Tips For Selecting the Perfect Chocolate Mousse Ingredients
What is Mousse?
Mousse is a sweet or savoury dish that can be made in many ways like a cake, the ingredients can vastly alter the final outcome of the mousse – especially for a choc mousse cake.
A sweet mousse is usually served chilled, semi-frozen, or even frozen to have a texture similar to ice cream. Depending on how the mousse is made, mousse is usually fluffy in texture like shaving cream or can be on the dense side but still can be fluffy when eaten.
The best aspect of sweet mousse is that there are many flavour combos you can create and the combinations of flavours are exciting to make, not only to you but your taste buds as well!

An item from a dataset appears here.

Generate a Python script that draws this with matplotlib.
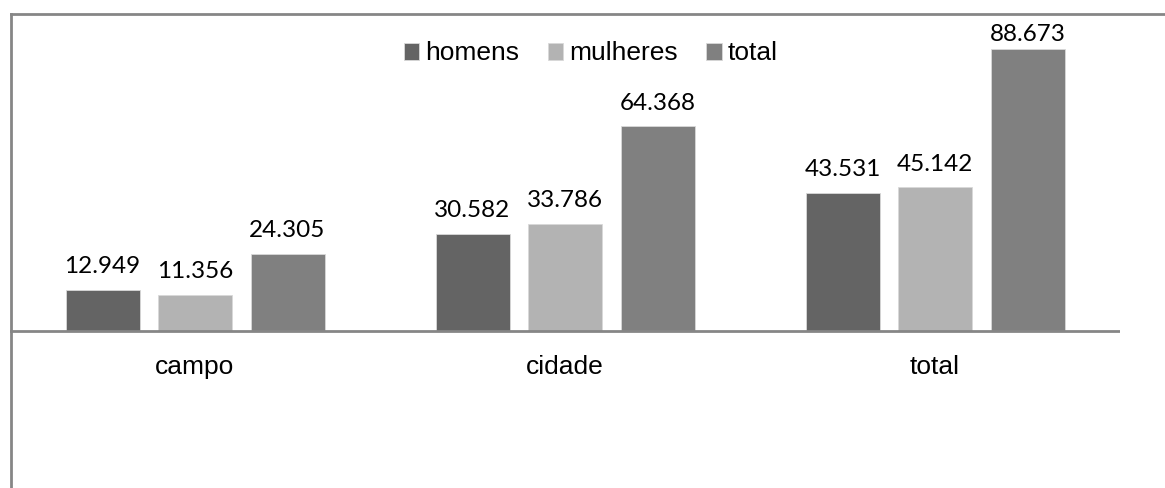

Chocolate Mousse Cake Ingredients
There are many ways to create chocolate mousse but these are the typical chocolate mousse cake ingredients I use:
Chocolate (pick your favourite)
Heavy cream (minimum 35% fat)
Full cream milk (lactose-free can be used as well)
Gelatin powder (200+ bloom strength) or gelatin leafs
If you noticed, I do not use egg whites in my mousse, this is not ideal as my mousse cakes go through a freezing process. Eliminating egg whites is not a deal-breaker as the egg whites give the chocolate mousse a fluffier texture.
(Also read this: Cosmos: Cookies n Cream Mousse Cake is Born)
The Chocolate Selection
Chocolate plays a huge role in the flavour and texture of your mousse cake. Here’s the good news, in my experience and research, you can technically not go wrong with the chocolate you select, whether it’s milk, dark or white chocolate. Pick your favourite and the flavour will come through, for example: if you like Cadbury’s traditional milk chocolate, go for it!
Some of the chocolate I use in my Dark Chocolate mousse cake and White chocolate mousse cake is:
Tip 1: Keep in mind some chocolate melts and burn easier than others if melting at a high temperature. One common reason why your chocolate is burning is that the cocoa butter separates from the chocolate, crystalises and burns. Chocolate melts between 40 - 55 degrees Celcius.
Tip 2: Under no circumstances that water or any type of moisture should get in contact with your chocolate. This will cause your chocolate to seize and there is no saving it! You either eat it or throw it out.
The Cream Selection
Use only heavy (some may label it as ‘thickened’) cream with a minimum of 35% fat content. Lactose-free can be used as well.
Tip: Using any cream under 35% fat, such as light cream will cause problems with your choc mousse cake as these creams have a higher water content thus the chocolate and other ingredients will not combine together and will curdle.
The Milk Selection
Milk shares similar reasons with cream. Use full cream milk rather than any type of milk such as light or soy as the fat content is lower.
Tip: Lactose-free full cream milk can be used
The Gelatin Selection
I personally use McKenzie's Gelatine Powder (bloom strength 210-230) or McKenzie's Gelatine Leaves (bloom strength 220-260). But any gelatin with the same bloom strength can be used.
Tip: You can bloom powdered gelatin in cold full cream milk instead of cold water. This is to reduce the water content in my chocolate mousse cake.
The Sugar Selection
Any brand of caster sugar works best as it dissolves easily, try to avoid powdered sugar (sometimes called confectioners’ sugar). You can use standard granulated sugar if you wish
Tip: Sugar can be optional depending on how much chocolate and what type of chocolate you use in your mousse. I personally use 60g of caster sugar with 280g of 45% dark chocolate but I don’t use sugar with my white chocolate.
That’s a Wrap
This blog is to inform the basic and needed ingredients to create a smooth chocolate mousse cake. There are many other chocolate mousse cake ingredients that can supplement these ingredients but for now, have fun with the base ingredients!